Yellowstone superintendent offers to work with Montana on fourth potential option for new bison plan
The superintendent of Yellowstone National Park says he’ll work with the state of Montana on a fourth potential option for the park service to consider as it updates a 22-year old bison management plan. The offer comes after the state asked the park service to throw out all of the potential options it previously put forward.
Montana isn’t on board with the park’s proposals to keep its bison population similar to where it is today at 5,500 or increase it to as much as 8,000 animals. In comments to the park’s proposed bison plan updates obtained through a public records request, the state asks that the park withdraw, or at least reconsider, the three potential options the National Park Service drafted.

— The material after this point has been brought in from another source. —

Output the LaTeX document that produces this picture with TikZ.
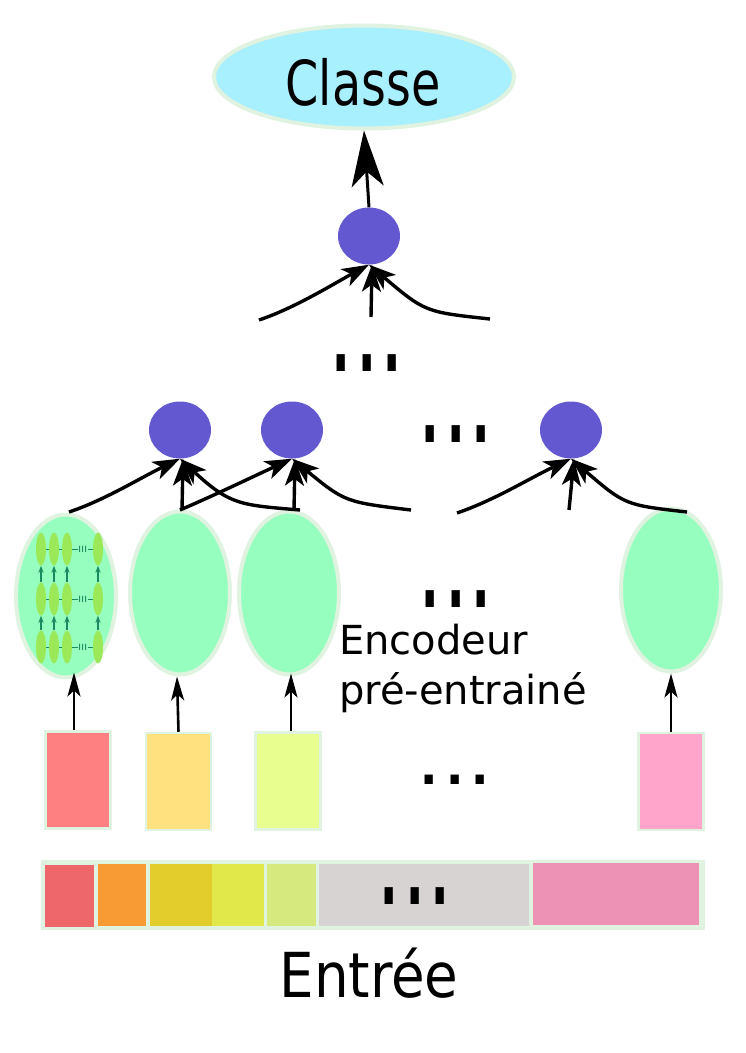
\documentclass[tikz,border=0pt]{standalone}
\usepackage{graphicx}
\usepackage{fontspec}
\setmainfont{DejaVu Sans}
\newfontfamily\condfont{DejaVu Sans Condensed}
\usetikzlibrary{arrows.meta, shapes.geometric}
\definecolor{classecol}{HTML}{A9F0FF}
\definecolor{bordercol}{HTML}{E0F2E0}
\definecolor{unitcol}{HTML}{6358D0}
\definecolor{enccol}{HTML}{96FFC0}
\definecolor{minicol}{HTML}{9BE858}
\definecolor{minilink}{HTML}{1B8A5F}
\tikzset{
  unit/.style={ellipse, fill=unitcol, minimum width=62, minimum height=57, inner sep=0},
  encoder/.style={ellipse, draw=bordercol, line width=4, fill=enccol, minimum width=100, minimum height=163, inner sep=0},
  chunk/.style={draw=bordercol, line width=2.5, minimum width=65, minimum height=97, inner sep=0},
  slice/.style={minimum height=62, inner sep=0, anchor=west},
  link/.style={line width=3pt, -{Stealth[length=56pt, width=32pt, inset=15pt]}},
  feed/.style={line width=3.4pt, -{Stealth[length=27pt, width=19pt, inset=7pt]}},
  lift/.style={line width=2.6pt, -{Stealth[length=24pt, width=13pt, inset=6pt]}},
  dotsrow/.style={inner sep=0, anchor=south},
  miniunit/.style={ellipse, fill=minicol, minimum width=10, minimum height=33, inner sep=0},
  minifeed/.style={draw=minilink, line width=1.2pt, -{Stealth[length=7pt, width=5pt]}},
}
\newcommand{\bardots}{\fontsize{40}{40}\selectfont\scalebox{2}[3.4]{...}}
\newcommand{\lowdots}{\fontsize{40}{40}\selectfont\scalebox{2}[1.9]{...}}
\newcommand{\minidots}{\fontsize{10}{10}\selectfont\scalebox{1}[5]{...}}
\begin{document}
\begin{tikzpicture}[x=1pt, y=-1pt]
    \useasboundingbox (0, 0) rectangle (745, 1053);
    \node[ellipse, draw=bordercol, line width=4, fill=classecol, minimum width=300, minimum height=103, inner sep=0] (classe) at (364, 77) {};
    \node[inner sep=0] (classetxt) at (363, 82) {\condfont\fontsize{62}{62}\selectfont\scalebox{.855}[1]{Classe}};

    \node[unit] (top) at (369, 236) {};
    \node[unit] (u1) at (180, 430) {};
    \node[unit] (u2) at (292, 430) {};
    \node[unit] (u3) at (571, 430) {};

    \node[encoder] (e1) at (66, 596) {};
    \node[encoder] (e2) at (180, 593) {};
    \node[encoder] (e3) at (289, 593) {};
    \node[encoder] (e4) at (671, 590) {};

    \node[chunk, fill=red!50] (c1) at (78, 780) {};
    \node[chunk, fill={rgb,255:red,255;green,225;blue,128}] (c2) at (178.5, 781.5) {};
    \node[chunk, fill={rgb,255:red,232;green,255;blue,144}] (c3) at (288, 781) {};
    \node[chunk, fill={rgb,255:red,255;green,165;blue,203}] (c4) at (671, 781.5) {};

    \fill[bordercol] (41, 860) rectangle (705, 930);
    \node[slice, fill={rgb,255:red,238;green,104;blue,107}, minimum width=49] (s1) at (45, 896) {};
    \node[slice, fill={rgb,255:red,248;green,155;blue,52}, minimum width=48] (s2) at (98, 895) {};
    \node[slice, fill={rgb,255:red,227;green,205;blue,45}, minimum width=62] (s3) at (150, 895) {};
    \node[slice, fill={rgb,255:red,224;green,232;blue,74}, minimum width=52] (s4) at (212, 895) {};
    \node[slice, fill={rgb,255:red,214;green,233;blue,126}, minimum width=49] (s5) at (267, 895) {};
    \node[slice, fill={rgb,255:red,215;green,211;blue,211}, minimum width=210] (s6) at (319, 895) {};
    \node[slice, fill={rgb,255:red,237;green,145;blue,181}, minimum width=166] (s7) at (533, 894) {};

    \node[dotsrow] (d1) at (367, 372) {\bardots};
    \node[dotsrow] (d2) at (456, 443) {\bardots};
    \node[dotsrow] (d3) at (456, 608) {\bardots};
    \node[dotsrow] (d4) at (455, 785) {\lowdots};
    \node[dotsrow] (d5) at (415, 905) {\bardots};

    \node[anchor=base west, inner sep=0] (enc) at (339, 654) {\fontsize{40}{40}\selectfont Encodeur};
    \node[anchor=base west, inner sep=0] (pre) at (339, 704) {\fontsize{40}{40}\selectfont pré-entrainé};
    \node[inner sep=0] (entree) at (369, 973) {\condfont\fontsize{62}{62}\selectfont\scalebox{.98}[1]{Entrée}};

    \coordinate (a1) at (69, 512);
    \coordinate (a2) at (182, 510);
    \coordinate (a3) at (300, 510);
    \coordinate (b1) at (180, 510);
    \coordinate (b2) at (294, 510);
    \coordinate (b3) at (411, 510);
    \coordinate (f1) at (457, 513);
    \coordinate (f2) at (569, 510);
    \coordinate (f3) at (687, 512);
    \coordinate (t1) at (259, 320);
    \coordinate (t2) at (371, 317);
    \coordinate (t3) at (490, 319);

    \draw[feed] (a1) .. controls (105, 500) and (140, 478) .. (u1.south);
    \draw[feed] (a2) -- ([xshift=3pt]u1.south);
    \draw[feed] (a3) .. controls (240, 505) and (230, 505) .. (u1.south);
    \draw[feed] (b1) .. controls (215, 495) and (250, 478) .. (u2.south);
    \draw[feed] (b2) -- ([xshift=3pt]u2.south);
    \draw[feed] (b3) .. controls (345, 502) and (345, 502) .. (u2.south);
    \draw[feed] (f1) .. controls (495, 500) and (530, 478) .. (u3.south);
    \draw[feed] (f2) -- ([xshift=3pt]u3.south);
    \draw[feed] (f3) .. controls (625, 505) and (625, 505) .. (u3.south);
    \draw[feed] (t1) .. controls (295, 308) and (335, 283) .. (top.south);
    \draw[feed] (t2) -- ([xshift=3pt]top.south);
    \draw[feed] (t3) .. controls (425, 312) and (425, 312) .. (top.south);

    \draw[link] (top.north) -- (classe.south);
    \draw[lift] ([xshift=-4pt]c1.north) -- ([xshift=8pt, yshift=7pt]e1.south);
    \draw[lift] (c2.north) -- ([xshift=-3pt]e2.south);
    \draw[lift] ([xshift=3pt]c3.north) -- ([xshift=2pt, yshift=3pt]e3.south);
    \draw[lift] (c4.north) -- (e4.south);

    \foreach \row/\yy in {r/549, s/599, t/647} {
      \foreach \col/\xx in {p/41, q/54, v/67, w/98}
        \node[miniunit] (m\row\col) at (\xx, \yy) {};
      \draw[minilink, line width=.8] (m\row p) -- (m\row q) (m\row q) -- (m\row v);
      \node[inner sep=0, text=minilink] (md\row) at (83, \yy) {\minidots};
      \draw[minilink, line width=.8] (m\row v) -- (md\row) (md\row) -- (m\row w);
    }
    \foreach \col in {p, q, v, w} {
      \draw[minifeed] (ms\col) -- (mr\col);
      \draw[minifeed] (mt\col) -- (ms\col);
    }
\end{tikzpicture}
\end{document}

Speaking at the Interagency Bison Management Plan meeting on Wednesday in Bozeman, Yellowstone Superintendent Cam Sholly re-extended his offer to come up with another alternative.
“If the state would like to see a completely different alternative considered, we are absolutely willing to work with the state and cooperate with them to develop a fourth alternative and include it in the analysis,” he said.
The state of Montana holds three of nine seats on the Interagency Bison Management Plan, represented by the Montana State Veterinarian; Fish, Wildlife and Parks; and the Department of Livestock. They did not put forward any suggestions or modifications to the bison plan at the meeting.
“[Cam Sholly]’s given us the opportunity to talk about potential other alternatives, and so I think that’s an invitation we’ll accept," Mike Honeycutt with the Livestock Department told YPR. "There’s no scheduled meeting at the present time."
Eastern Shoshone Tribal Member Jason Baldes is a board member with the InterTribal Buffalo Council, a bison restoration organization representing more than 60 tribes. He was disappointed to hear about the state’s request. He says the bison plan options the park put forth came out of working closely with tribal partners.
“It’s very unfortunate because of the long process that the IBMP has gone through," he said. "These alternatives have science backing them. They also have the interests of the tribes, the treaty tribes and those that want to see more animals get out of the park alive."
Baldes says the park’s proposals to increase the bison population is key to growing tribal herds outside of the park. A bison conversation transfer program sends live bison to tribes around the country.
Park officials say they plan to release a draft bison plan in October.